Tune the replicate database to handle contentions. Most primary databases have been tuned to minimize contentions through the use of clustered indexes, partitioning, row-level locking, and so on. Make sure that your replicate database has been tuned similarly.
Define a set of repeatable transactions that accurately reflect your replication environment. Tuning your parallel DSI environment is an iterative process. You will need to set parameters, run a test, measure performance, compare against previous measurements, and repeat until you have maximized your results.

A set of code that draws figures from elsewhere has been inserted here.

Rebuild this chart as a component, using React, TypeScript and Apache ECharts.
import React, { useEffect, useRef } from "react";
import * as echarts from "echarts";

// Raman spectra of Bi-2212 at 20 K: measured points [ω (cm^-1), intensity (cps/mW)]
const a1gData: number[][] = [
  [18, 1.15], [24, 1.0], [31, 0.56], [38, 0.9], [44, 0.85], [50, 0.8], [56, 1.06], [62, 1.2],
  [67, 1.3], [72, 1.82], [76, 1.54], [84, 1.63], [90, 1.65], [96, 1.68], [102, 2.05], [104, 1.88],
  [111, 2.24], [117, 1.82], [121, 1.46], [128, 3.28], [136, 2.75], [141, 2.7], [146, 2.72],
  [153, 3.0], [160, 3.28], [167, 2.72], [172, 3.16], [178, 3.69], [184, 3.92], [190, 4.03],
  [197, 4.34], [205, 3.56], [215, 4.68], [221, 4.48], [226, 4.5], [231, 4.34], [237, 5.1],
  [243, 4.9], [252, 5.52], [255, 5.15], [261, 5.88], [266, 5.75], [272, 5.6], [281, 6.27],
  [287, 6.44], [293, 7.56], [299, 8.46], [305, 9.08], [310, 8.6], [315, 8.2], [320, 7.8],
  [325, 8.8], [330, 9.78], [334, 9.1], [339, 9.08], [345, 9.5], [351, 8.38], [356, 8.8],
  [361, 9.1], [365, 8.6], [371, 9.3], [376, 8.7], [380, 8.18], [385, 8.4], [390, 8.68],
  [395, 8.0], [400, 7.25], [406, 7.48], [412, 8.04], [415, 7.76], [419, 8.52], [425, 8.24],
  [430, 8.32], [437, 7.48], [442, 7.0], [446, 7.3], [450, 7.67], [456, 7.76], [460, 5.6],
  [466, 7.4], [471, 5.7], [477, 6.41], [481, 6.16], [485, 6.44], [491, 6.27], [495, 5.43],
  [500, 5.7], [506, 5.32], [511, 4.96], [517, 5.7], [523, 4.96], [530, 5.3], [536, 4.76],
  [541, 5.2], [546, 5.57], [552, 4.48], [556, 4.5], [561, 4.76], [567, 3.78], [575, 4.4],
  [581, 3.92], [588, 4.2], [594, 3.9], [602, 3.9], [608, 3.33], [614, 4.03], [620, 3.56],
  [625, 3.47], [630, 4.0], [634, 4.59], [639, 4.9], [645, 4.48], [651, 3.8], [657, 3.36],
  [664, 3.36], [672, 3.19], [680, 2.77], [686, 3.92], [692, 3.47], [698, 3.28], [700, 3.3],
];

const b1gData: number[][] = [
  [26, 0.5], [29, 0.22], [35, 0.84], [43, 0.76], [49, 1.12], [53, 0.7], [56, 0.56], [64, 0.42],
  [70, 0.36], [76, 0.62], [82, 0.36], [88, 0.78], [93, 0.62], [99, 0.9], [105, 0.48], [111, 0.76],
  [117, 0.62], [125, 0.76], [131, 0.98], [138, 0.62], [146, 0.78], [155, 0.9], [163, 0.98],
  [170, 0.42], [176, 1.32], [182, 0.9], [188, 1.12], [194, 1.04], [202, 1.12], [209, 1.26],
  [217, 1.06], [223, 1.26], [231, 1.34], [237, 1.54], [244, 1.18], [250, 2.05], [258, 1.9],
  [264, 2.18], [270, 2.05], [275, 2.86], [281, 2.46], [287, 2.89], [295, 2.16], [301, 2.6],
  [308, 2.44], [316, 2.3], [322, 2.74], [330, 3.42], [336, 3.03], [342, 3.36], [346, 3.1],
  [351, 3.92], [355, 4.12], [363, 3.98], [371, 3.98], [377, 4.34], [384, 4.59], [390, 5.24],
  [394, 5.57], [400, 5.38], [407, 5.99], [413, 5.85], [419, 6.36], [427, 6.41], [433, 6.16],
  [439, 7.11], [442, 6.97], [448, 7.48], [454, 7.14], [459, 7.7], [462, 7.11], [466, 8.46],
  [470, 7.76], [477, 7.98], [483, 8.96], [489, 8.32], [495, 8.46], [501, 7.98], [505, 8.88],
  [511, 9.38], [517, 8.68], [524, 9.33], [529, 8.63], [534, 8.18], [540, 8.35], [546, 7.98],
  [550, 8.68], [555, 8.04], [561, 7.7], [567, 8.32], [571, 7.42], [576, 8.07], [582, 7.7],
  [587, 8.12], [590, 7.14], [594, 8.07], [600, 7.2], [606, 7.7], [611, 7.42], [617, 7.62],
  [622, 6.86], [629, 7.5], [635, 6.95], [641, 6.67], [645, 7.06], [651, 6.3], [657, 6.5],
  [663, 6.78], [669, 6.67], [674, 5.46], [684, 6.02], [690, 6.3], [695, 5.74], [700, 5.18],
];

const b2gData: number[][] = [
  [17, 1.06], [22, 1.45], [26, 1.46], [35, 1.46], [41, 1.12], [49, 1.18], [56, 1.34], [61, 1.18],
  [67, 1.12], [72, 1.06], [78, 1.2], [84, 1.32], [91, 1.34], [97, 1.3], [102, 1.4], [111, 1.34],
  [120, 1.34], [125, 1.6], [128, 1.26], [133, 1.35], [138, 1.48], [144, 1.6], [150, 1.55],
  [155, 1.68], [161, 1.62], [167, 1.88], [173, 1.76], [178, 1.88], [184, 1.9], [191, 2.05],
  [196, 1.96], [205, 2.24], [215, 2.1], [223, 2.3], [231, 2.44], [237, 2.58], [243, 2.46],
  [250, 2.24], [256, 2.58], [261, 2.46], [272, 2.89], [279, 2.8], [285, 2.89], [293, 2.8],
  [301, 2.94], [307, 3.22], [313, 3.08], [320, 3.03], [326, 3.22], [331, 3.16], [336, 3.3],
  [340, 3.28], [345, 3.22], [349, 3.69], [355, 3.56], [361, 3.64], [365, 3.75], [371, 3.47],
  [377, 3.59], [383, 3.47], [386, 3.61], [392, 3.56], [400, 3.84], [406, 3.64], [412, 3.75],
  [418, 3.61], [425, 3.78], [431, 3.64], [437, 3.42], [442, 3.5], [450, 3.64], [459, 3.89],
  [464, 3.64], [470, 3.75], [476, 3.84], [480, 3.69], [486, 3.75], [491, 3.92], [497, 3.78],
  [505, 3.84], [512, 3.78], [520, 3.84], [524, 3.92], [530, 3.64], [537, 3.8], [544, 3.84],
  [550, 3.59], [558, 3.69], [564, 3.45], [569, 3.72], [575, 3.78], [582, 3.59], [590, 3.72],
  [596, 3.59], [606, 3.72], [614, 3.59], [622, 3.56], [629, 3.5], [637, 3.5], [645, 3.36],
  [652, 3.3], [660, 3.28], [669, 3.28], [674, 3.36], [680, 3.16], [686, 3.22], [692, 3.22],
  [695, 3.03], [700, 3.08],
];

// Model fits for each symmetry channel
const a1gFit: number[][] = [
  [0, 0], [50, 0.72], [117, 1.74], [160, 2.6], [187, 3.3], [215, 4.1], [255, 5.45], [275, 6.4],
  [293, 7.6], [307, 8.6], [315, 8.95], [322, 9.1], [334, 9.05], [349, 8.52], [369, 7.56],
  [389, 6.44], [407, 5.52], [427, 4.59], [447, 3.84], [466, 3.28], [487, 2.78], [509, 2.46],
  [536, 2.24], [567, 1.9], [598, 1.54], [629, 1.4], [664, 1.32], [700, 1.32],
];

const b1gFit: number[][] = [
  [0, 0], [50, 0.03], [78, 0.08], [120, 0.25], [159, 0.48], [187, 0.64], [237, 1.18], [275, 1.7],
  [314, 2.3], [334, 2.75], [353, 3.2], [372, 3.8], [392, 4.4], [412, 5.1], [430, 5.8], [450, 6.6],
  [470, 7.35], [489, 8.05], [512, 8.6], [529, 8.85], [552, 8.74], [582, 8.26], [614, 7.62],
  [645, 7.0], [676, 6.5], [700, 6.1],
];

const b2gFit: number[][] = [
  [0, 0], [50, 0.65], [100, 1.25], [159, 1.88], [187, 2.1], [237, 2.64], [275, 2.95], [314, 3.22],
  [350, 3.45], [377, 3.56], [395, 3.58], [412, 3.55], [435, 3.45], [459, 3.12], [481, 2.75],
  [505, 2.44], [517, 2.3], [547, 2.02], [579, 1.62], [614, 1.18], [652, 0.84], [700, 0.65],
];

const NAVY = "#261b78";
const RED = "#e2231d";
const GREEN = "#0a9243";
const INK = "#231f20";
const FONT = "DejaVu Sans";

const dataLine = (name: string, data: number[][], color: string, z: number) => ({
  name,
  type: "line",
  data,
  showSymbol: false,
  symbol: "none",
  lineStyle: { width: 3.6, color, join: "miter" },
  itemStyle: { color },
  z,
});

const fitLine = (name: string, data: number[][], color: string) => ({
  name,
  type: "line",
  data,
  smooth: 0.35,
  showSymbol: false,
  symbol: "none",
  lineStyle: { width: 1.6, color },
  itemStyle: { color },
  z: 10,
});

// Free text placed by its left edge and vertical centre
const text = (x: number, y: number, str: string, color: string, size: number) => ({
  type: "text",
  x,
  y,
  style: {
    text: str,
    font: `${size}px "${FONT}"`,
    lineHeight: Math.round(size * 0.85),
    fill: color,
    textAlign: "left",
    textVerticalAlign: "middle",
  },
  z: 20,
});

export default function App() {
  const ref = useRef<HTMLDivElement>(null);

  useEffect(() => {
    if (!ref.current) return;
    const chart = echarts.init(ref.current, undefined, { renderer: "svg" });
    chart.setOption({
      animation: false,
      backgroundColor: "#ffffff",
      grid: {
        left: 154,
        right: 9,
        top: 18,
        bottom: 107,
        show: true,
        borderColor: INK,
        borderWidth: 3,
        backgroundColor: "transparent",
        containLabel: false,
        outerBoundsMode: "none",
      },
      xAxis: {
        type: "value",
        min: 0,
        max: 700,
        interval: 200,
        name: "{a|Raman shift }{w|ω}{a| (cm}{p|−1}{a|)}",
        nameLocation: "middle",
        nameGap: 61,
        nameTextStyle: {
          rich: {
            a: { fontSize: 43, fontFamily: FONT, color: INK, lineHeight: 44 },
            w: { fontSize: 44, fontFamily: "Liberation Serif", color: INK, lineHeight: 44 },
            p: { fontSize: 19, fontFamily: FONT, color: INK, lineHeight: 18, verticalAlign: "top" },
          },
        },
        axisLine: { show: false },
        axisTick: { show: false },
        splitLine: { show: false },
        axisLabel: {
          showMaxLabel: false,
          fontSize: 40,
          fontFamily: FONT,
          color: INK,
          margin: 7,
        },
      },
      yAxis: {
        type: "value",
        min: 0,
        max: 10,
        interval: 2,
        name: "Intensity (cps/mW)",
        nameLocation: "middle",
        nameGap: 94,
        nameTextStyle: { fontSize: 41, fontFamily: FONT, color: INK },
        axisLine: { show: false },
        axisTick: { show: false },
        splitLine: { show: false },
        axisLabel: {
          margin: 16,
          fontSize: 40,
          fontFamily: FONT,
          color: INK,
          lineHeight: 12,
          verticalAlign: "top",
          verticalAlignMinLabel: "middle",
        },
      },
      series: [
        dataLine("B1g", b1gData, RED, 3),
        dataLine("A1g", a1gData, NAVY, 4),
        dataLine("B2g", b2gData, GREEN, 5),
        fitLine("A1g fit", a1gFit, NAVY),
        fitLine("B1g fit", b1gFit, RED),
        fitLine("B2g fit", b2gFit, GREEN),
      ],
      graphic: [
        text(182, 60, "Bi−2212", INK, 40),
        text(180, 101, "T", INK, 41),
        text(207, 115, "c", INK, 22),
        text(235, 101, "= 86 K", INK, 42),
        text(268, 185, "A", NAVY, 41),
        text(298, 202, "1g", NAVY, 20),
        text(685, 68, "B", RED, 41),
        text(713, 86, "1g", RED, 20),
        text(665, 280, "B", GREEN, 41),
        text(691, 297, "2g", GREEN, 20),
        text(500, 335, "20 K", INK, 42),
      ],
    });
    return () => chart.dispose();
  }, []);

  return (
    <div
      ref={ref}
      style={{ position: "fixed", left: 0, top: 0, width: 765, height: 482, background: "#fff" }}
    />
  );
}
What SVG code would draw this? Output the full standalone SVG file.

First, reset the dsi_serialization_method parameter. Set the dsi_serialization_method parameter to no_wait to enable maximum parallelism. Then attempt to reduce contentions by testing other parameters. Because the wait_for_commit (the default) setting supplies minimal parallelism and therefore minimal benefit, only reset dsi_serialization_method to wait_for_commit after all attempts to reduce contention using the no_wait setting have failed to increase performance.
Set the dsi_num_threads parameter correctly. The dsi_num_threads parameter defines the total number of DSI executor threads; the dsi_num_large_xact_threads parameter defines the total number of DSI executor threads reserved for large transactions. Thus, the total number of DSI executor threads (dsi_num_threads) equals the number of DSI threads reserved for large transactions plus the number of threads available for small transactions.
To begin, try setting dsi_num_threads to 5, and dsi_num_large_xact threads to 2. After selecting a dsi_serialization_method and a dsi_partitioning_rule:
Increase dsi_num_threads if contention does not increase, or
Decrease dsi_num_threads if contention does not decrease.
Make sure that dsi_num_threads is greater than the default, and that the value for dsi_num_threads is greater than that for dsi_num_large_xact_threads.